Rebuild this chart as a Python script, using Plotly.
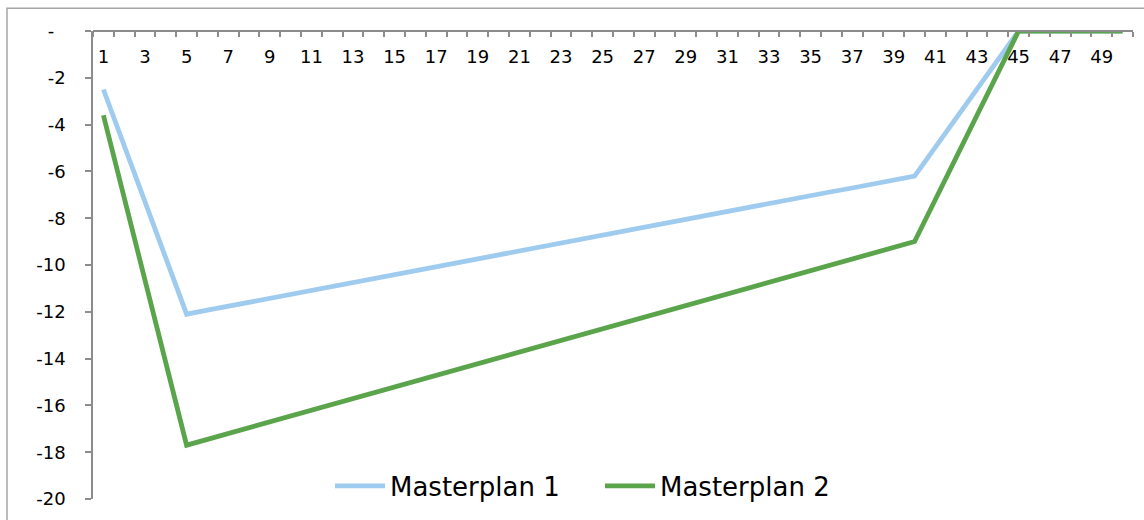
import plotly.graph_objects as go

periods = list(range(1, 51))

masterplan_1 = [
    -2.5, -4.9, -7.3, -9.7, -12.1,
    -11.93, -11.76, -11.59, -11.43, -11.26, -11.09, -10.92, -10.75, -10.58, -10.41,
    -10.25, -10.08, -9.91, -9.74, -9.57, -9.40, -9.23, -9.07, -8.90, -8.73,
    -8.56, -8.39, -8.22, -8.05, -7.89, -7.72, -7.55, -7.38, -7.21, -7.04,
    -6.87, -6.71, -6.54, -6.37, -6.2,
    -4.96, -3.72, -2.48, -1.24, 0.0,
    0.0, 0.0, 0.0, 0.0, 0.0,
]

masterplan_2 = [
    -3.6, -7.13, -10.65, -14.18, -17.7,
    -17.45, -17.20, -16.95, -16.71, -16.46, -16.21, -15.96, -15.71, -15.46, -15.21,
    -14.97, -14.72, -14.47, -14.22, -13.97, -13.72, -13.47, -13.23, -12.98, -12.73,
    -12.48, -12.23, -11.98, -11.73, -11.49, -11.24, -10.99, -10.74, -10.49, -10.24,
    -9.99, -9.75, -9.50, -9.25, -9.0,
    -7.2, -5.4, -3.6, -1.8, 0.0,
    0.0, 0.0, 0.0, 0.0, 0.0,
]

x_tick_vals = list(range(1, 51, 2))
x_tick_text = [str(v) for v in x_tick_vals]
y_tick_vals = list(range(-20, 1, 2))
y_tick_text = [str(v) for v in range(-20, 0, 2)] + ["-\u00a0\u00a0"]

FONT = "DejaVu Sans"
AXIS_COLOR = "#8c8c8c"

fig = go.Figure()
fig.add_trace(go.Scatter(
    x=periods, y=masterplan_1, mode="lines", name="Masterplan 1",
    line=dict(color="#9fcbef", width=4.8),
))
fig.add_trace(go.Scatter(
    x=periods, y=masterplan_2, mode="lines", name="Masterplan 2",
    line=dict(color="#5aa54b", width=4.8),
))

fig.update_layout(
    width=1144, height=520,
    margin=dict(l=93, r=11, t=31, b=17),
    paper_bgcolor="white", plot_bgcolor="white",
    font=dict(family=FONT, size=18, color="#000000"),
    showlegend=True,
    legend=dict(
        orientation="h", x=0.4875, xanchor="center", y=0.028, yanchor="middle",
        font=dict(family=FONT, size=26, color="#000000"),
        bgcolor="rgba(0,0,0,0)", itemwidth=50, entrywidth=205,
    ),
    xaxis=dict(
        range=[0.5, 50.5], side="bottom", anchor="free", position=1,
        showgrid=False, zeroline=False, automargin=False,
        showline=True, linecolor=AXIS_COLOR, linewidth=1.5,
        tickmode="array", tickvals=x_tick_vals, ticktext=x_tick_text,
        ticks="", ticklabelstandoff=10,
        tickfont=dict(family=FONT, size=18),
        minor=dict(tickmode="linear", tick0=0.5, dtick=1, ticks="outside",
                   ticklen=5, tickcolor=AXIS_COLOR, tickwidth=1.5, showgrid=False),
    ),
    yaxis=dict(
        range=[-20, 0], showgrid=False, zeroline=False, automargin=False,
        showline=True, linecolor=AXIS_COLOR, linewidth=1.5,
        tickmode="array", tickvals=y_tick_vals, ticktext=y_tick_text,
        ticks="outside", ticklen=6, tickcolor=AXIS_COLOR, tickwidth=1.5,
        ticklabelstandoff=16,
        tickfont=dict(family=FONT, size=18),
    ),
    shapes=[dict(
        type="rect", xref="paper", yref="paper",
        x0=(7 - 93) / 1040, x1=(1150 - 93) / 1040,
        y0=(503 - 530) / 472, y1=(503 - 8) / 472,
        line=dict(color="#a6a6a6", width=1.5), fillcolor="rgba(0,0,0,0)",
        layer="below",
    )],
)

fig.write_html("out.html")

++++

GIVEN EXERCISE
Return each line of the data, keeping its wording exact and omitting pictures.

RIGHT ANSWER
Rebuild this chart as a Python script, using Plotly.
import plotly.graph_objects as go

periods = list(range(1, 51))

masterplan_1 = [
    -2.5, -4.9, -7.3, -9.7, -12.1,
    -11.93, -11.76, -11.59, -11.43, -11.26, -11.09, -10.92, -10.75, -10.58, -10.41,
    -10.25, -10.08, -9.91, -9.74, -9.57, -9.40, -9.23, -9.07, -8.90, -8.73,
    -8.56, -8.39, -8.22, -8.05, -7.89, -7.72, -7.55, -7.38, -7.21, -7.04,
    -6.87, -6.71, -6.54, -6.37, -6.2,
    -4.96, -3.72, -2.48, -1.24, 0.0,
    0.0, 0.0, 0.0, 0.0, 0.0,
]

masterplan_2 = [
    -3.6, -7.13, -10.65, -14.18, -17.7,
    -17.45, -17.20, -16.95, -16.71, -16.46, -16.21, -15.96, -15.71, -15.46, -15.21,
    -14.97, -14.72, -14.47, -14.22, -13.97, -13.72, -13.47, -13.23, -12.98, -12.73,
    -12.48, -12.23, -11.98, -11.73, -11.49, -11.24, -10.99, -10.74, -10.49, -10.24,
    -9.99, -9.75, -9.50, -9.25, -9.0,
    -7.2, -5.4, -3.6, -1.8, 0.0,
    0.0, 0.0, 0.0, 0.0, 0.0,
]

x_tick_vals = list(range(1, 51, 2))
x_tick_text = [str(v) for v in x_tick_vals]
y_tick_vals = list(range(-20, 1, 2))
y_tick_text = [str(v) for v in range(-20, 0, 2)] + ["-\u00a0\u00a0"]

FONT = "DejaVu Sans"
AXIS_COLOR = "#8c8c8c"

fig = go.Figure()
fig.add_trace(go.Scatter(
    x=periods, y=masterplan_1, mode="lines", name="Masterplan 1",
    line=dict(color="#9fcbef", width=4.8),
))
fig.add_trace(go.Scatter(
    x=periods, y=masterplan_2, mode="lines", name="Masterplan 2",
    line=dict(color="#5aa54b", width=4.8),
))

fig.update_layout(
    width=1144, height=520,
    margin=dict(l=93, r=11, t=31, b=17),
    paper_bgcolor="white", plot_bgcolor="white",
    font=dict(family=FONT, size=18, color="#000000"),
    showlegend=True,
    legend=dict(
        orientation="h", x=0.4875, xanchor="center", y=0.028, yanchor="middle",
        font=dict(family=FONT, size=26, color="#000000"),
        bgcolor="rgba(0,0,0,0)", itemwidth=50, entrywidth=205,
    ),
    xaxis=dict(
        range=[0.5, 50.5], side="bottom", anchor="free", position=1,
        showgrid=False, zeroline=False, automargin=False,
        showline=True, linecolor=AXIS_COLOR, linewidth=1.5,
        tickmode="array", tickvals=x_tick_vals, ticktext=x_tick_text,
        ticks="", ticklabelstandoff=10,
        tickfont=dict(family=FONT, size=18),
        minor=dict(tickmode="linear", tick0=0.5, dtick=1, ticks="outside",
                   ticklen=5, tickcolor=AXIS_COLOR, tickwidth=1.5, showgrid=False),
    ),
    yaxis=dict(
        range=[-20, 0], showgrid=False, zeroline=False, automargin=False,
        showline=True, linecolor=AXIS_COLOR, linewidth=1.5,
        tickmode="array", tickvals=y_tick_vals, ticktext=y_tick_text,
        ticks="outside", ticklen=6, tickcolor=AXIS_COLOR, tickwidth=1.5,
        ticklabelstandoff=16,
        tickfont=dict(family=FONT, size=18),
    ),
    shapes=[dict(
        type="rect", xref="paper", yref="paper",
        x0=(7 - 93) / 1040, x1=(1150 - 93) / 1040,
        y0=(503 - 530) / 472, y1=(503 - 8) / 472,
        line=dict(color="#a6a6a6", width=1.5), fillcolor="rgba(0,0,0,0)",
        layer="below",
    )],
)

fig.write_html("out.html")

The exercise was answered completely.